● **EXERCISE TASK**:
Set down the lines that begin at the top of the records and end with the line containing "plt.rcParams['font.family'] = ['Lato', 'DejaVu", and drop every picture.
+---+
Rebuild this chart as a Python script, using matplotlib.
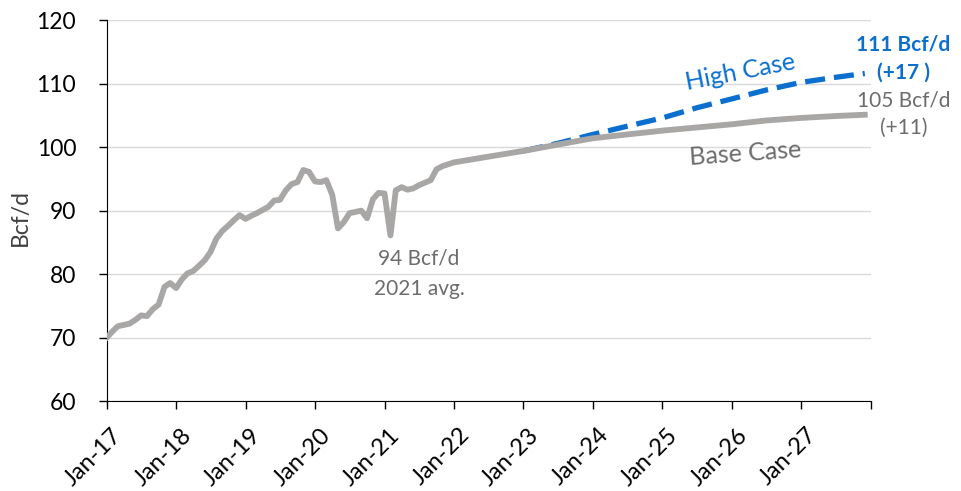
import numpy as np
import pandas as pd
import matplotlib
matplotlib.use('Agg')
import matplotlib.pyplot as plt
import matplotlib.transforms as mtrans

plt.rcParams['font.family'] = ['Lato', 'DejaVu Sans']

# Monthly history, Jan-17 .. Jan-22 (Bcf/d)
hist = [70.0, 71.0, 71.8, 72.0, 72.2, 72.8, 73.5, 73.4, 74.5, 75.2, 78.0, 78.6,
        77.8, 79.2, 80.1, 80.5, 81.3, 82.2, 83.5, 85.6, 86.8, 87.6, 88.5, 89.3,
        88.7, 89.2, 89.6, 90.1, 90.6, 91.6, 91.7, 93.2, 94.2, 94.5, 96.4, 96.1,
        94.6, 94.5, 94.8, 92.5, 87.2, 88.2, 89.6, 89.8, 90.0, 88.8, 91.8, 92.8,
        92.7, 86.1, 93.2, 93.7, 93.3, 93.5, 94.0, 94.4, 94.8, 96.5, 97.0, 97.3,
        97.6]
hist_dates = pd.date_range('2017-01-01', periods=len(hist), freq='MS')

# Forecast, semiannual
fc_dates = pd.to_datetime(['2022-07-01', '2023-01-01', '2023-07-01', '2024-01-01',
                           '2024-07-01', '2025-01-01', '2025-07-01', '2026-01-01',
                           '2026-07-01', '2027-01-01', '2027-07-01', '2027-12-01'])
base_fc = [98.5, 99.4, 100.4, 101.4, 102.0, 102.6, 103.1, 103.6, 104.2, 104.6, 104.9, 105.1]
high_fc = [None, 99.4, 100.6, 102.0, 103.3, 104.6, 106.2, 107.6, 109.0, 110.2, 111.0, 111.6]

base_dates = hist_dates.append(fc_dates)
base_vals = hist + base_fc
high_dates = fc_dates[1:]
high_vals = high_fc[1:]

tick_years = list(range(2017, 2029))
tick_labels = ['Jan-%02d' % (y % 100) for y in tick_years[:-1]] + ['']

gray = '#A9A6A6'
blue = '#0A6FCF'
text_gray = '#6E6B6B'

fig = plt.figure(figsize=(9.61, 4.91), dpi=100)
ax = fig.add_axes([0.111, 0.183, 0.795, 0.776])

ax.plot(high_dates, high_vals, color=blue, lw=3.8, dashes=(3.8, 1.7),
        solid_capstyle='butt', zorder=3)
ax.plot(base_dates, base_vals, color=gray, lw=4.2, solid_joinstyle='round', zorder=4)

ax.set_xlim(pd.Timestamp('2017-01-01'), pd.Timestamp('2028-01-01'))
ax.set_ylim(60, 120)
ax.set_yticks(range(60, 121, 10))
ax.set_xticks([pd.Timestamp('%d-01-01' % y) for y in tick_years])
ax.set_xticklabels(tick_labels, rotation=45, ha='right', va='center',
                   rotation_mode='anchor')
ax.tick_params(axis='x', length=6, width=1, labelsize=17, pad=16)
ax.tick_params(axis='y', length=6, width=1, labelsize=16.5, pad=16)
# nudge the slanted labels so their top end sits just right of the tick
shift = mtrans.ScaledTranslation(12 / 100, 0, fig.dpi_scale_trans)
for lab in ax.get_xticklabels():
    lab.set_transform(lab.get_transform() + shift)
ax.grid(axis='y', color='#D9D9D9', lw=1)
ax.set_axisbelow(True)
for s in ['top', 'right']:
    ax.spines[s].set_visible(False)
ax.spines['left'].set_color('black')
ax.spines['bottom'].set_color('black')
ax.set_ylabel('Bcf/d', fontsize=16.5, color='#404040')
ax.yaxis.set_label_coords(-0.099, 0.483)

ax.text(pd.Timestamp('2026-02-15'), 111.8, 'High Case', color=blue, fontsize=18,
        rotation=11, ha='center', va='center')
ax.text(pd.Timestamp('2026-03-15'), 99.0, 'Base Case', color=text_gray, fontsize=18,
        rotation=4, ha='center', va='center')
ax.text(pd.Timestamp('2021-07-01'), 82.5, '94 Bcf/d', color=text_gray, fontsize=15,
        ha='center', va='center')
ax.text(pd.Timestamp('2021-07-01'), 77.6, '2021 avg.', color=text_gray, fontsize=15,
        ha='center', va='center')
ax.text(pd.Timestamp('2028-06-20'), 116.1, '111 Bcf/d', color=blue, fontsize=15,
        fontweight='bold', ha='center', va='center', clip_on=False)
ax.text(pd.Timestamp('2028-06-20'), 111.8, '(+17 )', color=blue, fontsize=15,
        fontweight='bold', ha='center', va='center', clip_on=False)
ax.text(pd.Timestamp('2028-06-25'), 107.4, '105 Bcf/d', color=text_gray, fontsize=15,
        ha='center', va='center', clip_on=False)
ax.text(pd.Timestamp('2028-06-25'), 103.1, '(+11)', color=text_gray, fontsize=15,
        ha='center', va='center', clip_on=False)

fig.savefig('out.png', dpi=100)
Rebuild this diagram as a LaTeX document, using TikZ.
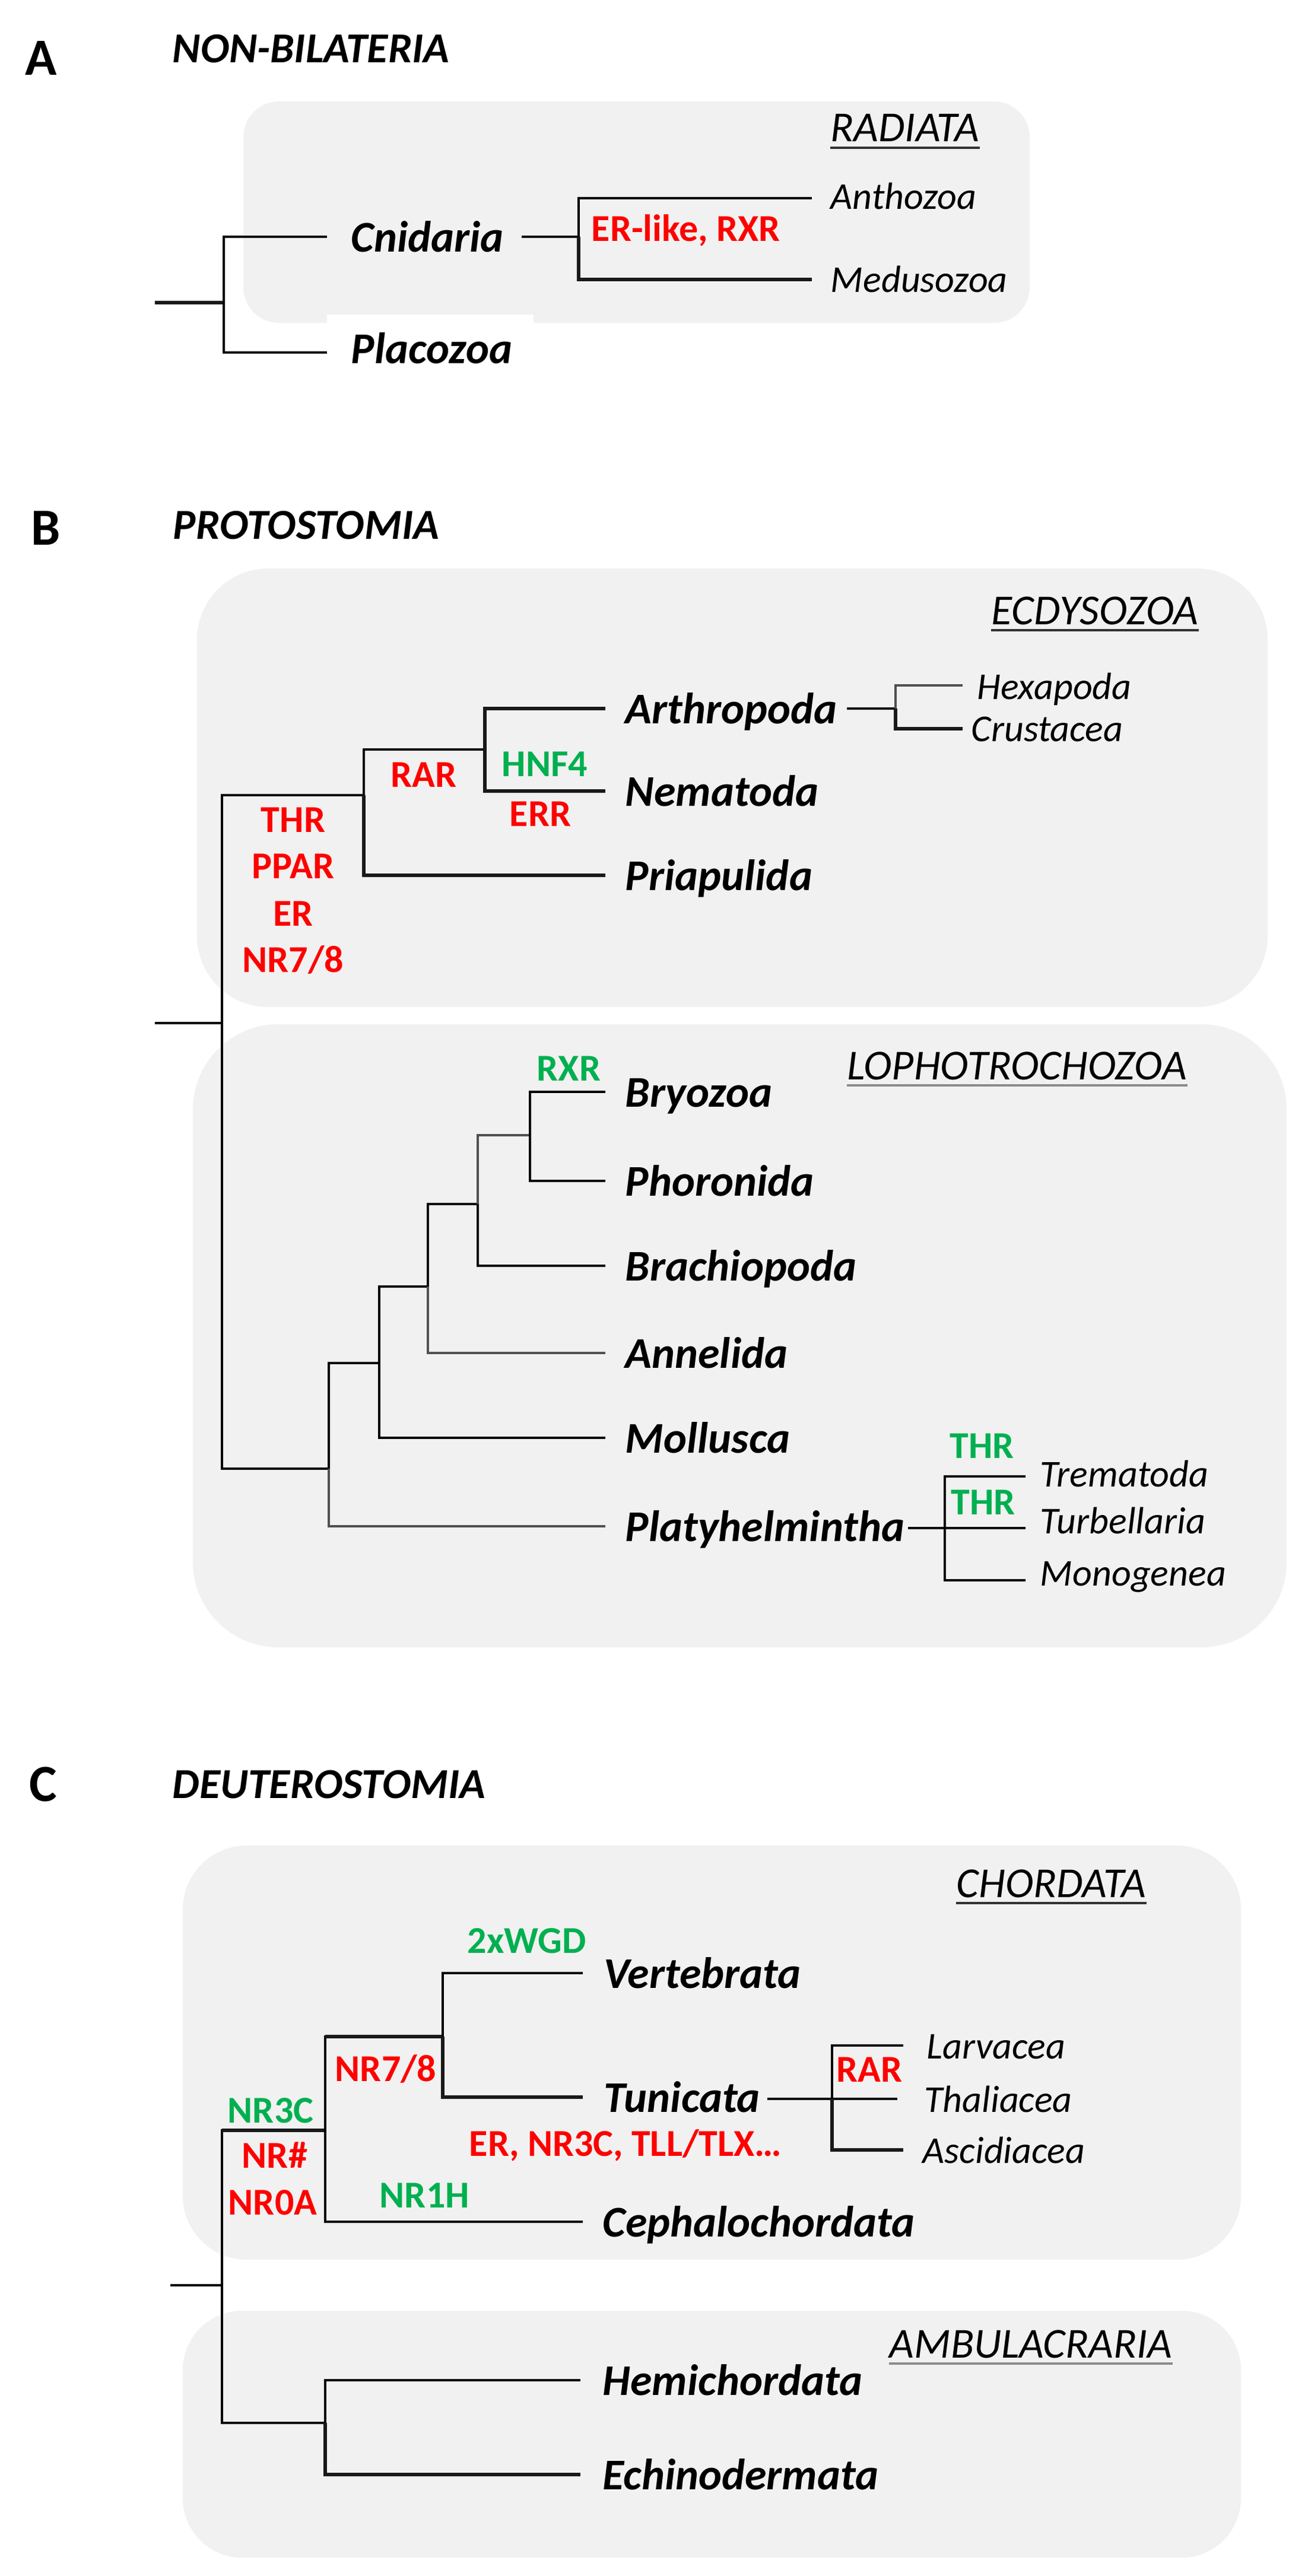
\documentclass[tikz,border=0pt]{standalone}
\usepackage{fontspec}
\setmainfont{Carlito}
\definecolor{boxgray}{HTML}{F1F1F1}
\definecolor{gainG}{HTML}{00B050}
\definecolor{lossR}{HTML}{FF0000}
\definecolor{ulgray}{HTML}{8C8C8C}
\definecolor{brgray}{HTML}{505050}
\begin{document}
\begin{tikzpicture}[x=0.25pt,y=-0.25pt,
  br/.style={line width=0.8pt, draw=black},
  brthick/.style={line width=1.4pt, draw=black!90},
  brgr/.style={line width=1.0pt, draw=brgray},
  clade/.style={fill=boxgray},
  taxon/.style={font=\fontsize{18.5pt}{20pt}\selectfont\bfseries\itshape, anchor=base west, inner sep=0pt},
  subtaxon/.style={font=\fontsize{16pt}{18pt}\selectfont\itshape, anchor=base west, inner sep=0pt},
  gainlbl/.style={font=\fontsize{16pt}{18pt}\selectfont\bfseries, text=gainG, anchor=base west, inner sep=0pt},
  losslbl/.style={font=\fontsize{16pt}{18pt}\selectfont\bfseries, text=lossR, anchor=base west, inner sep=0pt},
  grplbl/.style={font=\fontsize{18pt}{20pt}\selectfont\itshape, anchor=base west, inner sep=0pt},
  headlbl/.style={font=\fontsize{18pt}{20pt}\selectfont\bfseries\itshape, anchor=base west, inner sep=0pt},
  panellbl/.style={font=\fontsize{22pt}{24pt}\selectfont\bfseries, anchor=base west, inner sep=0pt},
  uline/.style={line width=1.1pt, draw=black!80},
  ulinegr/.style={line width=1.1pt, draw=ulgray}
]
\useasboundingbox (0,0) rectangle (2204,4341);
\fill[white] (0,0) rectangle (2204,4341);

% ---------------- Panel A ----------------
\node[panellbl] (pA) at (42,126) {A};
\node[headlbl] (hA) at (290,105) {NON-BILATERIA};
\fill[clade, rounded corners=15pt] (410,171) rectangle (1735,544);
\fill[white] (551,530) rectangle (899,552);
\node[grplbl] (gRad) at (1399,238) {RADIATA};
\draw[uline] ([yshift=-2.8pt]gRad.base west) -- ([yshift=-2.8pt]gRad.base east);

\coordinate (Ast) at (261,510);
\coordinate (Ajr) at (377,510);
\coordinate (Acn) at (551,399);
\coordinate (Apl) at (551,594);
\coordinate (Acs) at (879,399);
\coordinate (Acj) at (975,399);
\coordinate (Aan) at (1368,334);
\coordinate (Ame) at (1368,471);
\draw[brthick] (Ast) -- (Ajr);
\draw[br] (Acn) -| (Ajr);
\draw[br] (Apl) -| (Ajr);
\draw[br] (Acs) -- (Acj);
\draw[br] (Aan) -| (Acj);
\draw[brthick] (Ame) -| (Acj);
\node[taxon] (tCn) at (591,424) {Cnidaria};
\node[taxon] (tPl) at (591,612) {Placozoa};
\node[subtaxon] (tAn) at (1399,352) {Anthozoa};
\node[subtaxon] (tMe) at (1399,492) {Medusozoa};
\node[losslbl] (lA1) at (996,406) {ER-like, RXR};

% ---------------- Panel B ----------------
\node[panellbl] (pB) at (52,918) {B};
\node[headlbl] (hB) at (291,908) {PROTOSTOMIA};
\fill[clade, rounded corners=30pt] (332,958) rectangle (2136,1697);
\fill[clade, rounded corners=36pt] (325,1726) rectangle (2168,2776);
\node[grplbl] (gEc) at (1670,1052) {ECDYSOZOA};
\draw[uline] ([yshift=-2.5pt]gEc.base west) -- ([yshift=-2.5pt]gEc.base east);
\node[grplbl] (gLo) at (1427,1819) {LOPHOTROCHOZOA};
\draw[ulinegr] ([yshift=-2.5pt]gLo.base west) -- ([yshift=-2.5pt]gLo.base east);

\coordinate (Bst) at (261,1724);
\coordinate (Bjr) at (374,1724);
\coordinate (Bej) at (613,1340);
\coordinate (Baj) at (817,1263);
\coordinate (Bar) at (1020,1194);
\coordinate (Bne) at (1020,1333);
\coordinate (Bpr) at (1020,1475);
\coordinate (Bas) at (1427,1194);
\coordinate (Basj) at (1509,1194);
\coordinate (Bhe) at (1622,1155);
\coordinate (Bcr) at (1622,1228);
\draw[br] (Bst) -- (Bjr);
\draw[br] (Bej) -| (Bjr);
\draw[br] (Baj) -| (Bej);
\draw[brthick] (Bpr) -| (Bej);
\draw[brthick] (Bar) -| (Baj);
\draw[brthick] (Bne) -| (Baj);
\draw[br] (Bas) -- (Basj);
\draw[brgr] (Bhe) -| (Basj);
\draw[brthick] (Bcr) -| (Basj);

\coordinate (Llj) at (554,2475);
\coordinate (Lj2) at (639,2297);
\coordinate (Lj3) at (721,2168);
\coordinate (Lj4) at (805,2029);
\coordinate (Lj5) at (893,1913);
\coordinate (Lbr) at (1020,1840);
\coordinate (Lph) at (1020,1990);
\coordinate (Lbc) at (1020,2133);
\coordinate (Lan) at (1020,2280);
\coordinate (Lmo) at (1020,2423);
\coordinate (Lpl) at (1020,2572);
\coordinate (Lps) at (1530,2575);
\coordinate (Lpj) at (1592,2575);
\coordinate (Ltr) at (1728,2488);
\coordinate (Ltu) at (1728,2575);
\coordinate (Lmg) at (1728,2663);
\draw[br] (Llj) -| (Bjr);
\draw[br] (Lj2) -| (Llj);
\draw[brgr] (Lpl) -| (Llj);
\draw[br] (Lj3) -| (Lj2);
\draw[br] (Lmo) -| (Lj2);
\draw[br] (Lj4) -| (Lj3);
\draw[brgr] (Lan) -| (Lj3);
\draw[brgr] (Lj5) -| (Lj4);
\draw[br] (Lbc) -| (Lj4);
\draw[br] (Lbr) -| (Lj5);
\draw[br] (Lph) -| (Lj5);
\draw[br] (Lps) -- (Ltu);
\draw[br] (Ltr) -| (Lpj);
\draw[br] (Lmg) -| (Lpj);

\node[taxon] (tAr) at (1053,1219) {Arthropoda};
\node[taxon] (tNe) at (1053,1358) {Nematoda};
\node[taxon] (tPr) at (1053,1500) {Priapulida};
\node[subtaxon] (tHe) at (1646,1178) {Hexapoda};
\node[subtaxon] (tCr) at (1636,1249) {Crustacea};
\node[losslbl] (lRAR) at (658,1326) {RAR};
\node[gainlbl] (gHNF) at (845,1308) {HNF4};
\node[losslbl] (lERR) at (858,1392) {ERR};
\node[losslbl, anchor=base] (lTHR) at (494,1402) {THR};
\node[losslbl, anchor=base] (lPPAR) at (494,1480) {PPAR};
\node[losslbl, anchor=base] (lER) at (494,1560) {ER};
\node[losslbl, anchor=base] (lNR78) at (494,1638) {NR7/8};

\node[taxon] (tBr) at (1053,1865) {Bryozoa};
\node[taxon] (tPh) at (1053,2015) {Phoronida};
\node[taxon] (tBc) at (1053,2158) {Brachiopoda};
\node[taxon] (tAn2) at (1053,2305) {Annelida};
\node[taxon] (tMo) at (1053,2448) {Mollusca};
\node[taxon] (tPl2) at (1053,2597) {Platyhelmintha};
\node[subtaxon] (tTr) at (1752,2505) {Trematoda};
\node[subtaxon] (tTu) at (1752,2584) {Turbellaria};
\node[subtaxon] (tMg) at (1752,2672) {Monogenea};
\node[gainlbl] (gRXR) at (904,1821) {RXR};
\node[gainlbl] (gTHR1) at (1600,2457) {THR};
\node[gainlbl] (gTHR2) at (1602,2552) {THR};

% ---------------- Panel C ----------------
\node[panellbl] (pC) at (49,3035) {C};
\node[headlbl] (hC) at (290,3030) {DEUTEROSTOMIA};
\fill[clade, rounded corners=27pt] (308,3110) rectangle (2091,3808);
\fill[clade, rounded corners=25pt] (308,3894) rectangle (2091,4310);
\node[grplbl] (gCh) at (1611,3197) {CHORDATA};
\draw[uline] ([yshift=-2.5pt]gCh.base west) -- ([yshift=-2.5pt]gCh.base east);
\node[grplbl] (gAm) at (1498,3973) {AMBULACRARIA};
\draw[ulinegr] ([yshift=-2.5pt]gAm.base west) -- ([yshift=-2.5pt]gAm.base east);

\coordinate (Cst) at (287,3851);
\coordinate (Cjr) at (374,3851);
\coordinate (Ccj) at (548,3590);
\coordinate (Coj) at (746,3432);
\coordinate (Cve) at (982,3325);
\coordinate (Ctu) at (982,3534);
\coordinate (Cce) at (982,3744);
\coordinate (Cts) at (1293,3537);
\coordinate (Ctj) at (1402,3537);
\coordinate (Cth) at (1512,3537);
\coordinate (Cla) at (1522,3447);
\coordinate (Cas) at (1522,3623);
\coordinate (Caj) at (548,4083);
\coordinate (Che) at (978,4011);
\coordinate (Cec) at (978,4170);
\draw[br] (Cst) -- (Cjr);
\draw[br] (Ccj) -| (Cjr);
\draw[brthick] (Ccj) -- (Ccj -| Cjr);
\draw[br] (Caj) -| (Cjr);
\draw[br] (Coj) -| (Ccj);
\draw[brthick] (Coj) -- (Coj -| Ccj);
\draw[br] (Cce) -| (Ccj);
\draw[br] (Cve) -| (Coj);
\draw[brthick] (Ctu) -| (Coj);
\draw[br] (Cts) -- (Cth);
\draw[br] (Cla) -| (Ctj);
\draw[brthick] (Cas) -| (Ctj);
\draw[br] (Che) -| (Caj);
\draw[brthick] (Cec) -| (Caj);

\node[taxon] (tVe) at (1017,3350) {Vertebrata};
\node[taxon] (tTu2) at (1017,3559) {Tunicata};
\node[taxon] (tCe) at (1015,3769) {Cephalochordata};
\node[taxon] (tHe2) at (1015,4036) {Hemichordata};
\node[taxon] (tEc) at (1015,4195) {Echinodermata};
\node[subtaxon] (tLa) at (1561,3469) {Larvacea};
\node[subtaxon] (tTh) at (1557,3559) {Thaliacea};
\node[subtaxon] (tAs) at (1554,3645) {Ascidiacea};
\node[gainlbl] (gWGD) at (787,3291) {2xWGD};
\node[losslbl] (lRAR2) at (1409,3508) {RAR};
\node[losslbl] (lNR78b) at (564,3507) {NR7/8};
\node[losslbl] (lERC) at (790,3633) {ER, NR3C, TLL/TLX…};
\node[gainlbl] (gNR1H) at (639,3720) {NR1H};
\node[gainlbl] (gNR3C) at (383,3577) {NR3C};
\node[losslbl] (lNRh) at (407,3653) {NR\#};
\node[losslbl] (lNR0A) at (384,3732) {NR0A};
\end{tikzpicture}
\end{document}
+---+
● **TASK SOLUTION**:
Rebuild this chart as a Python script, using matplotlib.
import numpy as np
import pandas as pd
import matplotlib
matplotlib.use('Agg')
import matplotlib.pyplot as plt
import matplotlib.transforms as mtrans

plt.rcParams['font.family'] = ['Lato', 'DejaVu Sans']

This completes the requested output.